WRITTEN TASK
Answer with one number: how many lines have "this".

DATA EXTRACT
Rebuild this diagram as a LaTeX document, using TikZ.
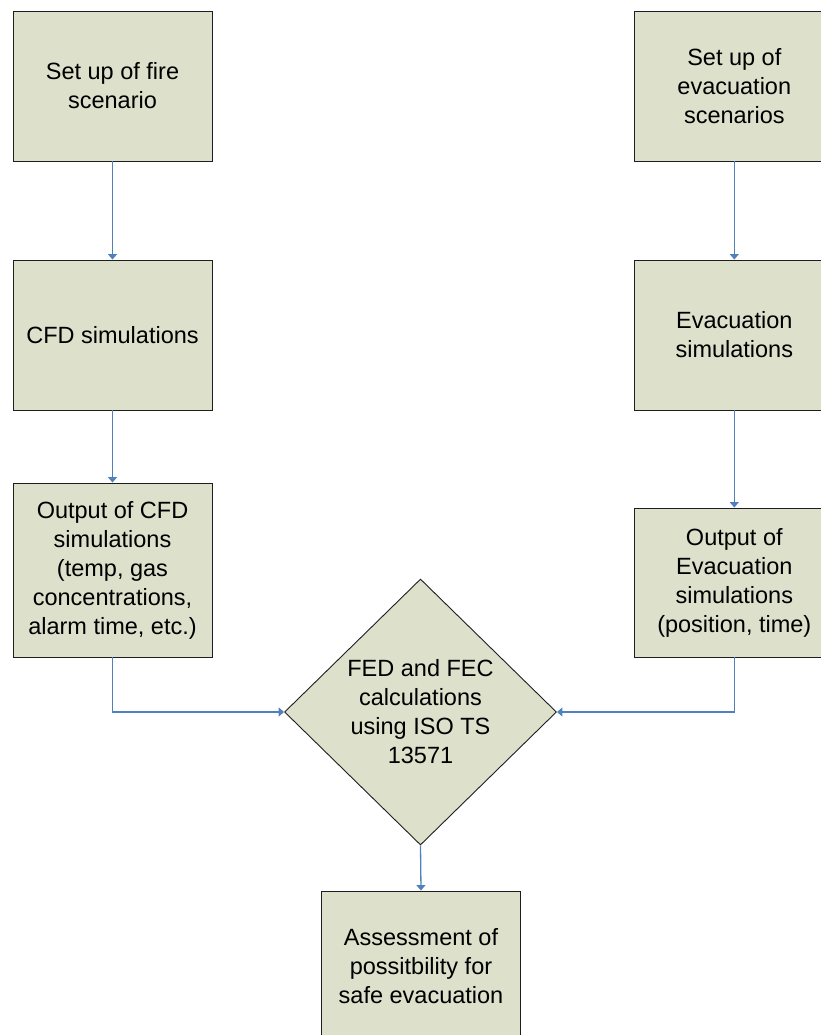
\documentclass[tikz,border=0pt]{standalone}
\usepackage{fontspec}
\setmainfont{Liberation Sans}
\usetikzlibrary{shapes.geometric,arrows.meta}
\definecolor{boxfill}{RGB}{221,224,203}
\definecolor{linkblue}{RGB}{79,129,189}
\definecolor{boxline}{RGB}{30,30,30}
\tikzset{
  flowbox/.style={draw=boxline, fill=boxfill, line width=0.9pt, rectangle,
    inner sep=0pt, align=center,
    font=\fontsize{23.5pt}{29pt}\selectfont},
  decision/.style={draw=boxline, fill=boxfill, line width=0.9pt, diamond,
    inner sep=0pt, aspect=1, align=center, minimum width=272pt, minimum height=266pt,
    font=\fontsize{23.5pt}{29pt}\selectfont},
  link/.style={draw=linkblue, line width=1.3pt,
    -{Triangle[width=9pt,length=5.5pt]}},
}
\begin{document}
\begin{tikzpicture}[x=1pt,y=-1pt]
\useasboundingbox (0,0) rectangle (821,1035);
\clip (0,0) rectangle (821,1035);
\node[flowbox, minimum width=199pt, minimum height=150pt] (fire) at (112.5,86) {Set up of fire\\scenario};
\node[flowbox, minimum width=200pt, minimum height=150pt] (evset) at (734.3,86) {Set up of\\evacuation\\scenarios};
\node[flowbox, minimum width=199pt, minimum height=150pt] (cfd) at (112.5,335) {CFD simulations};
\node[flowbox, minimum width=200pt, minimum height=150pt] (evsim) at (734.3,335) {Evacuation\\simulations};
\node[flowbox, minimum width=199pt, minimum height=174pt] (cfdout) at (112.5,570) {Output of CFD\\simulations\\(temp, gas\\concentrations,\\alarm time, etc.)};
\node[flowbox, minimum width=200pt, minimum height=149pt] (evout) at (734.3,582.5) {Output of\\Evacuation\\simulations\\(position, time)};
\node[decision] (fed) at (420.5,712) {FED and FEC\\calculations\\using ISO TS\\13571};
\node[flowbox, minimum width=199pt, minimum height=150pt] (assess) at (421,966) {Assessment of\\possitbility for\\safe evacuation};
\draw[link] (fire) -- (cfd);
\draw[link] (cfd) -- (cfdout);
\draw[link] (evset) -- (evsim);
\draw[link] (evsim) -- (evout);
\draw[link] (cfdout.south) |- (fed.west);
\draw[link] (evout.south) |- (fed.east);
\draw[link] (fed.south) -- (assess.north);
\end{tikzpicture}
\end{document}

==

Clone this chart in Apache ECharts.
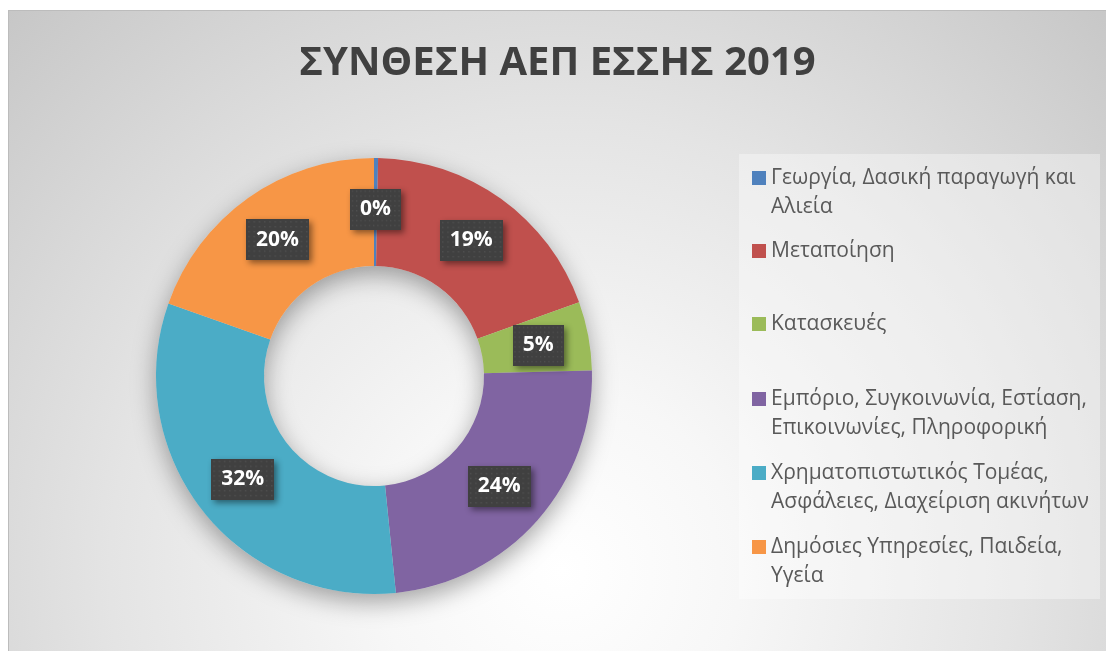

RESULT
2